Among the entries below, copy only the span from the line containing "Give me the TikZ source for this diagram." through the line containing "(536,331) +(0,-12) -- +(-11,12) -- +(11,12) -- cycle;". Do so exactly, and skip the pictures.

▽

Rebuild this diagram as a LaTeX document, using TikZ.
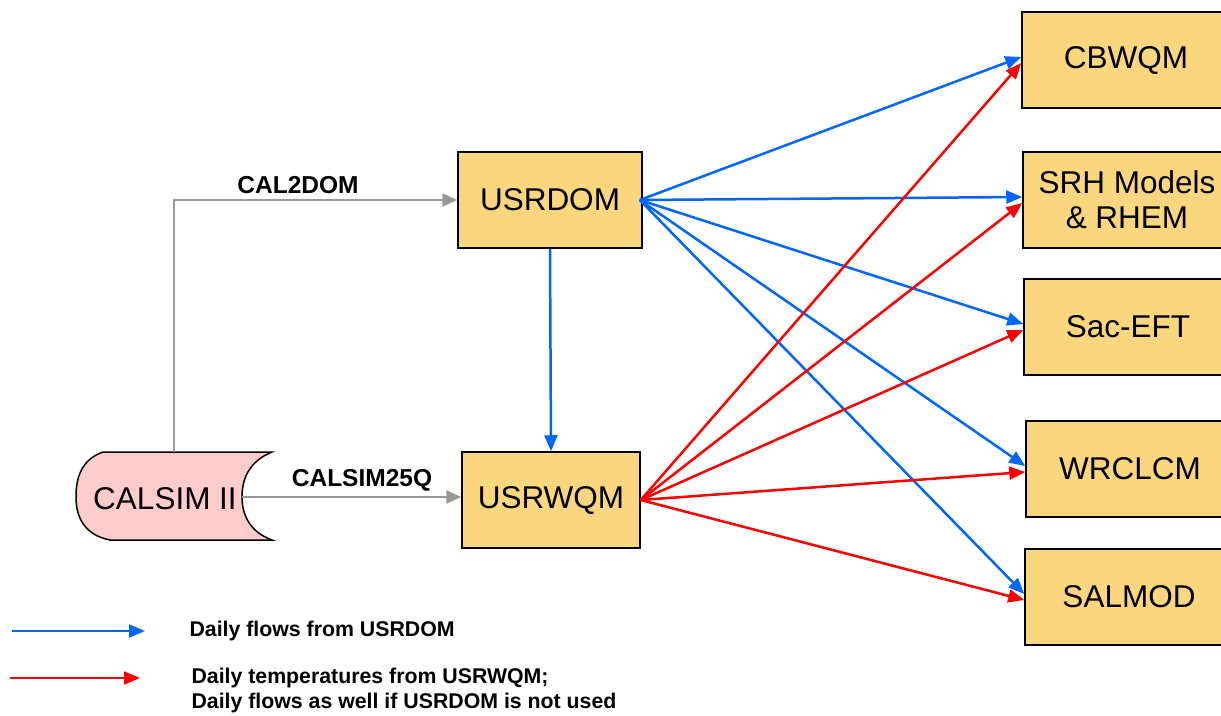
\documentclass[tikz,border=0pt]{standalone}
\usepackage{fontspec}
\setmainfont{Liberation Sans}
\usetikzlibrary{arrows.meta,positioning}
\definecolor{boxfill}{RGB}{250,214,127}
\definecolor{calfill}{RGB}{255,204,204}
\definecolor{flowblue}{RGB}{0,102,255}
\definecolor{tempred}{RGB}{255,0,0}
\definecolor{linkgray}{RGB}{153,153,153}
\tikzset{
  model/.style={draw=black,line width=1.5pt,fill=boxfill,minimum height=96pt,inner sep=0pt,
    align=center,font=\fontsize{31.5}{35}\selectfont},
  flowB/.style={flowblue,line width=2.5pt,-{Triangle[length=16pt,width=13pt]}},
  flowR/.style={tempred,line width=2.5pt,-{Triangle[length=16pt,width=13pt]}},
  link/.style={linkgray,line width=2.5pt,-{Triangle[length=15pt,width=13pt]}},
  linklabel/.style={font=\bfseries\fontsize{24.5}{28}\selectfont},
  legendtext/.style={anchor=west,align=left,font=\bfseries\fontsize{21.3}{25}\selectfont}
}

\begin{document}
\begin{tikzpicture}[x=1pt,y=-1pt]
\clip (0,0) rectangle (1221,715);
% source and the two upper-stream models
\draw[fill=calfill,line width=1.5pt] (103,452) -- (272,452)
  .. controls (248,462) and (242,480) .. (242,497)
  .. controls (242,515) and (250,532) .. (272,540) -- (110,540)
  .. controls (85,535) and (76,518) .. (76,497)
  .. controls (76,480) and (80,460) .. (103,452) -- cycle;
\node[font=\fontsize{31.5}{35}\selectfont] (calsim) at (165,499) {CALSIM II};
\coordinate (calTop) at (174,452);
\coordinate (calNotch) at (242,497);
\node[model,minimum width=184pt] (usrdom) at (550,200) {USRDOM};
\node[model,minimum width=178pt] (usrwqm) at (551,500) {USRWQM};
% downstream models
\node[model,minimum width=208pt] (cbwqm) at (1126,60) {CBWQM};
\node[model,minimum width=208pt] (srh) at (1127,200) {SRH Models\\\& RHEM};
\node[model,minimum width=208pt] (saceft) at (1128,327) {Sac-EFT};
\node[model,minimum width=208pt] (wrclcm) at (1130,469) {WRCLCM};
\node[model,minimum width=208pt] (salmod) at (1129,597) {SALMOD};
% gray links
\draw[link] (calTop) |- (usrdom.west);
\node[linklabel] (cal2dom) at (298,185) {CAL2DOM};
\draw[link] (calNotch) -- (usrwqm.west |- calNotch);
\node[linklabel] (cal25q) at (362,480) {CALSIM25Q};
% daily flows
\draw[flowB] (usrdom.south) -- (usrwqm.north);
\foreach \m in {cbwqm,srh,saceft,wrclcm,salmod}
  \draw[flowB] ([xshift=-3pt]usrdom.east) -- ([yshift=3pt]\m.west);
% daily temperatures
\foreach \m in {cbwqm,srh,saceft,wrclcm,salmod}
  \draw[flowR] (usrwqm.east) -- ([yshift=-3pt]\m.west);
% legend
\coordinate (legBfrom) at (12,631);
\coordinate (legBto) at (145,631);
\coordinate (legRfrom) at (10,678);
\coordinate (legRto) at (140,678);
\draw[flowB,line width=2pt] (legBfrom) -- (legBto);
\draw[flowR,line width=2pt] (legRfrom) -- (legRto);
\node[legendtext] (legB) at (186,631) {Daily flows from USRDOM};
\node[legendtext] (legR) at (188,690) {Daily temperatures from USRWQM;\\Daily flows as well if USRDOM is not used};
\end{tikzpicture}
\end{document}
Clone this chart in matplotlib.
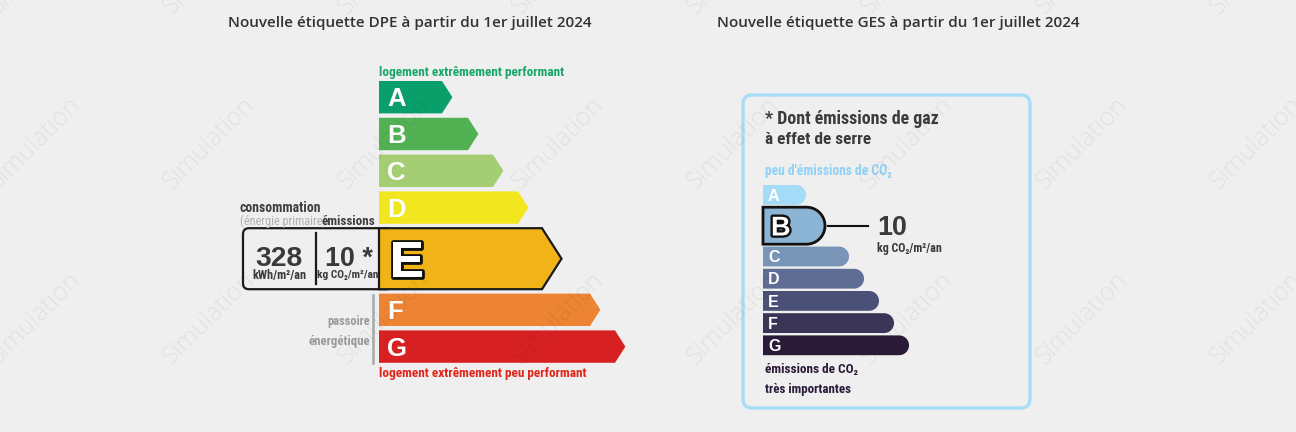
import matplotlib
matplotlib.use("Agg")
import matplotlib.pyplot as plt
from matplotlib.patches import Polygon, FancyBboxPatch
import matplotlib.patheffects as pe
from matplotlib import font_manager as fm
import numpy as np

# ---------------- data ----------------
dpe_classes = ["A", "B", "C", "D", "E", "F", "G"]
dpe_lengths = [63, 89, 114, 139, 163, 211, 236]
dpe_colors = ["#0a9e6a", "#52b153", "#a5cd74", "#f2e61f", "#f0b418", "#ec8434", "#d72022"]
dpe_current = "E"
conso_value = "328"
conso_unit = "kWh/m²/an"
emission_value = "10"
emission_unit = "kg CO₂/m²/an"

ges_classes = ["A", "B", "C", "D", "E", "F", "G"]
ges_lengths = [43, 62, 86, 101, 116, 131, 146]
ges_colors = ["#a4dbf7", "#8cb4d4", "#7894b6", "#5f6c93", "#4b5076", "#3a3556", "#2a1a38"]
ges_current = "B"

title_dpe = "Nouvelle étiquette DPE à partir du 1er juillet 2024"
title_ges = "Nouvelle étiquette GES à partir du 1er juillet 2024"
watermark = "Simulation"

BG = "#efefef"
names = {f.name for f in fm.fontManager.ttflist}
LAB = "Liberation Sans"
for cand in ["Liberation Sans Narrow", "Roboto Condensed", "Open Sans Condensed", "Roboto"]:
    if cand in names:
        LAB = cand
        break
LABF = [LAB, "DejaVu Sans"]
NUMF = ["Liberation Sans", "DejaVu Sans"]

fig = plt.figure(figsize=(12.96, 4.32), dpi=100, facecolor=BG)
ax = fig.add_axes([0, 0, 1, 1])
ax.set_xlim(0, 1296)
ax.set_ylim(432, 0)
ax.axis("off")
ax.set_facecolor(BG)
renderer = fig.canvas.get_renderer()


def fit(x, y, s, width, ha="left", family=None, weight="bold", color="#3c3c3c", **kw):
    t = ax.text(x, y, s, fontsize=10, ha=ha, va="baseline",
                family=family or LABF, fontweight=weight, color=color, zorder=6, **kw)
    w = t.get_window_extent(renderer).width
    t.set_fontsize(10 * width / w)
    return t


def cap_letter(x, cy, s, pt, stroke=False, zorder=5):
    em = pt * 100 / 72
    t = ax.text(x, cy + 0.36 * em, s, fontsize=pt, ha="left", va="baseline",
                family="Liberation Sans", fontweight="bold", color="white", zorder=zorder)
    if stroke:
        t.set_path_effects([pe.withStroke(linewidth=3.4, foreground="#111111")])
    return t


# ---------------- titles ----------------
fit(409.5, 27, title_dpe, 364, ha="center", family="Open Sans", weight="semibold", color="#333333")
fit(898.5, 27, title_ges, 363, ha="center", family="Open Sans", weight="semibold", color="#333333")

# ---------------- DPE ----------------
X0 = 379
y = 81.0
tops = {}
for cls, L, col in zip(dpe_classes, dpe_lengths, dpe_colors):
    cur = cls == dpe_current
    h = 61.0 if cur else 32.4
    d = 0.64 * h / 2
    pts = [(X0, y), (X0 + L, y), (X0 + L + d, y + h / 2), (X0 + L, y + h), (X0, y + h)]
    ax.add_patch(Polygon(pts, closed=True, fc=col, ec="#1a1a1a" if cur else "none",
                         lw=1.6 if cur else 0, joinstyle="miter", zorder=3))
    if cur:
        cap_letter(390, y + h / 2, cls, 37, stroke=True)
    else:
        cap_letter(387, y + h / 2, cls, 18.5)
    tops[cls] = (y, h)
    y += h + 4.4

ey, eh = tops[dpe_current]
ax.add_patch(FancyBboxPatch((243, ey), 150, eh, boxstyle="round,pad=0,rounding_size=6",
                            fc=BG, ec="#1a1a1a", lw=1.6, zorder=2))
ax.plot([316, 316], [ey + 5, ey + eh - 5], color="#1a1a1a", lw=1.6, zorder=4)

fit(278.5, 266, conso_value, 47, ha="center", family=NUMF, color="#3a3a3a")
fit(279, 278.5, conso_unit, 54, ha="center", color="#3a3a3a")
fit(325, 266, emission_value + " *", 48, family=NUMF, color="#3a3a3a")
fit(317, 278.5, emission_unit, 61, color="#3a3a3a")

fit(240, 211.5, "consommation", 81, color="#3f3f3f")
fit(240, 225, "(énergie primaire)", 86, weight="normal", color="#b0b0b0")
fit(322, 225, "émissions", 54, color="#3f3f3f")

fy, fh = tops["F"]
gy, gh = tops["G"]
ax.plot([373, 373], [fy + 1, gy + gh], color="#a8a8a8", lw=1.8, zorder=4)
fit(370, 325, "passoire", 43, ha="right", color="#9a9a9a")
fit(370, 345, "énergétique", 62, ha="right", color="#9a9a9a")

fit(379, 76, "logement extrêmement performant", 184, color="#17a66c")
fit(379, 377, "logement extrêmement peu performant", 207, color="#e1261c")

# ---------------- GES ----------------
ax.add_patch(FancyBboxPatch((743, 95), 287, 313, boxstyle="round,pad=0,rounding_size=9",
                            fc="none", ec="#a9dcf6", lw=2.4, zorder=2))
fit(765, 124, "* Dont émissions de gaz", 174, color="#3c3c3c")
fit(765, 144, "à effet de serre", 106, color="#3c3c3c")
fit(765, 175, "peu d'émissions de CO₂", 127, color="#8fd2f4")

GX = 763
y = 185.0
for cls, L, col in zip(ges_classes, ges_lengths, ges_colors):
    cur = cls == ges_current
    h = 37.0 if cur else 19.8
    r = h / 2
    xr = GX + L
    cx = xr - r
    th = np.linspace(-np.pi / 2, np.pi / 2, 40)
    arc = np.column_stack([cx + r * np.cos(th), y + r + r * np.sin(th)])
    pts = np.vstack([[[GX, y]], arc, [[GX, y + h]]])
    ax.add_patch(Polygon(pts, closed=True, fc=col, ec="#111111" if cur else "none",
                         lw=2.0 if cur else 0, zorder=3))
    if cur:
        cap_letter(771, y + h / 2, cls, 19.5, stroke=True)
        ax.plot([xr + 3, 868], [y + h / 2, y + h / 2], color="#111111", lw=1.5, zorder=4)
    else:
        cap_letter(768, y + h / 2, cls, 11.5)
    y += h + 2.4

fit(877, 235, emission_value, 30, family=NUMF, color="#3a3a3a")
fit(877, 252, emission_unit, 65, color="#3a3a3a")
fit(765, 373, "émissions de CO₂", 93, color="#2a1a38")
fit(765, 393, "très importantes", 86, color="#2a1a38")

# ---------------- watermarks ----------------
for i in range(8):
    for j in range(3):
        ax.text(35 + 174.5 * i, -32 + 175 * j, watermark, rotation=45, rotation_mode="anchor",
                ha="center", va="center", fontsize=18, family="Open Sans", fontweight="light",
                color="black", alpha=0.06, zorder=10)

fig.savefig("out.png", dpi=100, facecolor=BG)
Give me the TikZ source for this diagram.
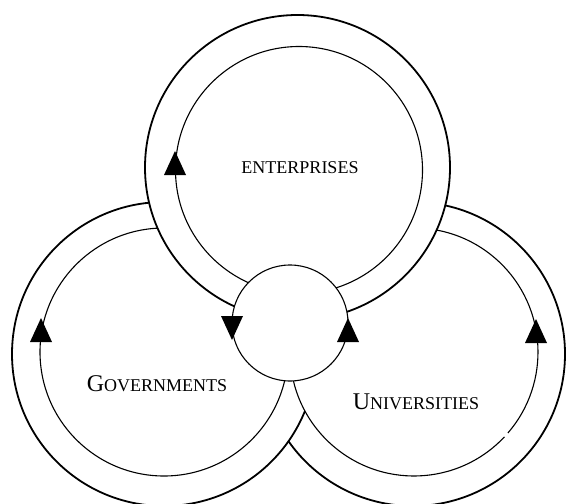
\documentclass[tikz,border=0pt]{standalone}
\usepackage{fontspec}
\setmainfont{Liberation Serif}
\newcommand\capbig[1]{{\fontsize{24}{24}\selectfont #1}}
\newcommand\capsmall[1]{{\fontsize{18}{18}\selectfont #1}}
\begin{document}
\begin{tikzpicture}[x=1pt,y=-1pt,
  outerring/.style={draw=black,line width=1.8pt,fill=white},
  innerring/.style={draw=black,line width=1.1pt,fill=white},
  hub/.style={draw=black,line width=1.1pt,fill=white},
  label/.style={anchor=base,inner sep=0pt,text=black}]
\useasboundingbox (0,0) rectangle (567,503);
\fill[white] (0,0) rectangle (567,503);

% right ring (outer edge lies beneath the left disk)
\draw[outerring] (413,354) circle[radius=152];

% left ring
\draw[outerring] (164,354) circle[radius=152];
\draw[innerring] (164,352) circle[radius=124];

% inner disk of the right ring, with its small break at lower right
\fill[white] (414,352) circle[radius=124];
\draw[line width=1.1pt] (414,352) ++(43.2:124) arc[start angle=43.2,end angle=400.8,radius=124];

% top ring
\draw[outerring] (297.5,167.5) circle[radius=152.5];
\draw[innerring] (299,170) circle[radius=123.5];

% central hub
\draw[hub] (290,323) circle[radius=58];

% direction marks
\fill (175,163) +(0,-12) -- +(-11,12) -- +(11,12) -- cycle;
\fill (41,330) +(0,-12) -- +(-11,12) -- +(11,12) -- cycle;
\fill (232,328) +(0,12) -- +(-11,-12) -- +(11,-12) -- cycle;
\fill (348,330) +(0,-12) -- +(-11,12) -- +(11,12) -- cycle;
\fill (536,331) +(0,-12) -- +(-11,12) -- +(11,12) -- cycle;

% labels
\node[label] (ent) at (300,173) {\capsmall{ENTERPRISES}};
\node[label] (gov) at (157,391) {\capbig{G}\capsmall{OVERNMENTS}};
\node[label] (uni) at (416,409) {\capbig{U}\capsmall{NIVERSITIES}};
\end{tikzpicture}
\end{document}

△

### [Written response]
Give me the TikZ source for this diagram.
\documentclass[tikz,border=0pt]{standalone}
\usepackage{fontspec}
\setmainfont{Liberation Serif}
\newcommand\capbig[1]{{\fontsize{24}{24}\selectfont #1}}
\newcommand\capsmall[1]{{\fontsize{18}{18}\selectfont #1}}
\begin{document}
\begin{tikzpicture}[x=1pt,y=-1pt,
  outerring/.style={draw=black,line width=1.8pt,fill=white},
  innerring/.style={draw=black,line width=1.1pt,fill=white},
  hub/.style={draw=black,line width=1.1pt,fill=white},
  label/.style={anchor=base,inner sep=0pt,text=black}]
\useasboundingbox (0,0) rectangle (567,503);
\fill[white] (0,0) rectangle (567,503);

% right ring (outer edge lies beneath the left disk)
\draw[outerring] (413,354) circle[radius=152];

% left ring
\draw[outerring] (164,354) circle[radius=152];
\draw[innerring] (164,352) circle[radius=124];

% inner disk of the right ring, with its small break at lower right
\fill[white] (414,352) circle[radius=124];
\draw[line width=1.1pt] (414,352) ++(43.2:124) arc[start angle=43.2,end angle=400.8,radius=124];

% top ring
\draw[outerring] (297.5,167.5) circle[radius=152.5];
\draw[innerring] (299,170) circle[radius=123.5];

% central hub
\draw[hub] (290,323) circle[radius=58];

% direction marks
\fill (175,163) +(0,-12) -- +(-11,12) -- +(11,12) -- cycle;
\fill (41,330) +(0,-12) -- +(-11,12) -- +(11,12) -- cycle;
\fill (232,328) +(0,12) -- +(-11,-12) -- +(11,-12) -- cycle;
\fill (348,330) +(0,-12) -- +(-11,12) -- +(11,12) -- cycle;
\fill (536,331) +(0,-12) -- +(-11,12) -- +(11,12) -- cycle;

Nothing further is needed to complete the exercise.